Cat Power
Wanderer
DOMINO
8/10
Chan Marshall’s communal confessions have made for some of the most glorious, uplifting—and sometimes, equally devastating—music of the past few decades. But Wanderer takes a step back from the more widescreen efforts of her last few albums as Cat Power. The soulful crush of The Greatest and Jukebox put Marshall at the center of a great band, proving that she could deliver soul music in a new, pure way. 2012’s Sun was, in texture, production, and audience, one of her biggest albums to date (bigger beats, bigger choruses). It demonstrated what a pop record from Chan might sound like.
But times have changed since 2012. Whatever was driving her at that point in her life has shifted to something less adorned. Marshall is now a mother; additionally, she’s a mother in this political climate—it’s one thing to navigate through the daily insanity of 2018, but doing so with a baby in arm is something else entirely. Perhaps for that reason, Marshall is back to the whispers and quiet melancholy of folk music: society’s antidepressant.
The lead track, in fact, is an a cappella bit of faux-Appalachia, setting the wayward, passionate tone of the record; the same tune also closes the album, wrapping the whole thing up in bow of antiqued string. Between these bookends is a Cat Power album most similar in tone and style to You Are Free or even Moon Pix, with their shuffling blues against lyrical conceits, paying tribute to both family and impermanence.
Anyone who expected a Cat Power/Lana Del Rey collaboration to blow the lid off this joint might be dismayed to find their song “Woman” is more of an emotionally draining slice of folk-pop, with Del Rey adding a little bit of background texture. By the time you get to the lyric, “Well, my cage is a weapon, it’s perfect for me / It’s the one suit you seem to never see / I’m a woman,” the song has turned into something strikingly defiant.
A little further into the record she sits alone at the piano, and you can hear the soft pressure of the pedals as she dives into Rihanna’s “Stay” and makes it into something new. She finds a melody not immediately apparent in the original, crafting a genuinely personal interpretation of the song. Her way of breathing through the lyrics and adding that torn-and-frayed vocal quality of hers—well, it’s a beautiful thing.

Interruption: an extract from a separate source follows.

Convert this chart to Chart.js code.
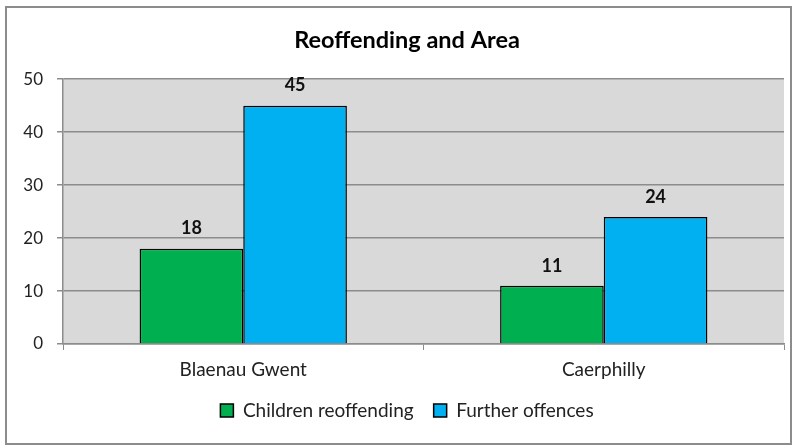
<!DOCTYPE html>
<html><head><meta charset="utf-8">
<script src="https://cdn.jsdelivr.net/npm/chart.js@4"></script>
<style>html,body{margin:0;padding:0;background:#fff}#wrap{width:795px;height:446px;position:relative}</style>
</head><body><div id="wrap"><canvas id="c" width="795" height="446"></canvas></div>
<script>
const categories = ["Blaenau Gwent", "Caerphilly"];
const childrenReoffending = [18, 11];
const furtherOffences = [45, 24];
const seriesNames = ["Children reoffending", "Further offences"];
const FONT = "Lato, 'Open Sans', sans-serif";

const bgPlugin = {
  id: 'bg',
  afterLayout(chart) {
    const y = chart.scales.y;
    y.left = 0;
    y.width = y.right;
  },
  beforeDraw(chart) {
    const ctx = chart.ctx, a = chart.chartArea;
    ctx.save();
    ctx.fillStyle = '#fff';
    ctx.fillRect(0, 0, chart.width, chart.height);
    ctx.strokeStyle = '#8c8c8c';
    ctx.lineWidth = 2;
    ctx.strokeRect(6, 7, 785, 437);
    ctx.fillStyle = '#d9d9d9';
    ctx.fillRect(a.left, a.top, a.right - a.left, a.bottom - a.top);
    ctx.restore();
  }
};
const labelPlugin = {
  id: 'vals',
  afterDatasetsDraw(chart) {
    const ctx = chart.ctx;
    ctx.save();
    ctx.font = "bold 18px " + FONT;
    ctx.fillStyle = '#111';
    ctx.textAlign = 'center';
    ctx.textBaseline = 'bottom';
    chart.data.datasets.forEach((ds, i) => {
      chart.getDatasetMeta(i).data.forEach((bar, j) => {
        ctx.fillText(String(ds.data[j]), bar.x, bar.y - 11);
      });
    });
    ctx.restore();
  }
};

new Chart(document.getElementById('c'), {
  type: 'bar',
  data: {
    labels: categories,
    datasets: [
      { label: seriesNames[0], data: childrenReoffending, backgroundColor: '#00b050', borderColor: '#000', borderWidth: 1.5 },
      { label: seriesNames[1], data: furtherOffences, backgroundColor: '#00b0f0', borderColor: '#000', borderWidth: 1.5 }
    ]
  },
  options: {
    responsive: false,
    animation: false,
    devicePixelRatio: 1,
    layout: { padding: { top: 6, left: 30, right: 11, bottom: 16 } },
    datasets: { bar: { barPercentage: 1, categoryPercentage: 0.575 } },
    plugins: {
      title: { display: true, text: 'Reoffending and Area', color: '#000',
        font: { family: FONT, size: 23.5, weight: 'bold' }, padding: { top: 20, bottom: 25 } },
      legend: { position: 'bottom',
        labels: { color: '#222', font: { family: FONT, size: 19 }, boxWidth: 13, boxHeight: 13, padding: 20,
          generateLabels(chart) {
            return chart.data.datasets.map((d, i) => ({ text: d.label, fillStyle: d.backgroundColor, strokeStyle: '#000', lineWidth: 1.5, datasetIndex: i, fontColor: '#222' }));
          } } },
      tooltip: { enabled: false }
    },
    scales: {
      x: {
        grid: { drawOnChartArea: false, drawTicks: true, tickLength: 6, color: '#8c8c8c', offset: true },
        border: { color: '#8c8c8c', width: 1.5 },
        ticks: { color: '#222', font: { family: FONT, size: 19 }, padding: 8 },
        afterFit(s) { s.height = 37; }
      },
      y: {
        min: 0, max: 50,
        ticks: { stepSize: 10, color: '#222', font: { family: FONT, size: 17 }, padding: 14 },
        grid: { color: '#8c8c8c', lineWidth: 1.5, tickLength: 6 },
        border: { color: '#8c8c8c', width: 1.5 },
        afterFit(s) { s.width = 33; }
      }
    }
  },
  plugins: [bgPlugin, labelPlugin]
});
</script></body></html>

The one-two follow-up of “Black” and “Robbin Hood” have her inhabiting the folk-blues of her past, as well as some of the fiery apocalypse of Nick Cave. This she does without a raised voice, electric guitar, or any of the tropes of musical catharsis.
We’ve seen Cat Power at her toughest, holding court with the finest Memphis musicians around and taking the spotlight gamely and deservedly. But Wanderer, whether as a one-off tribute to the wandering musical spirit of the outsiders and weirdos that have come into her life, or as a new beginning for herself, is a triumph of raw emotion, old direction, and new meaning.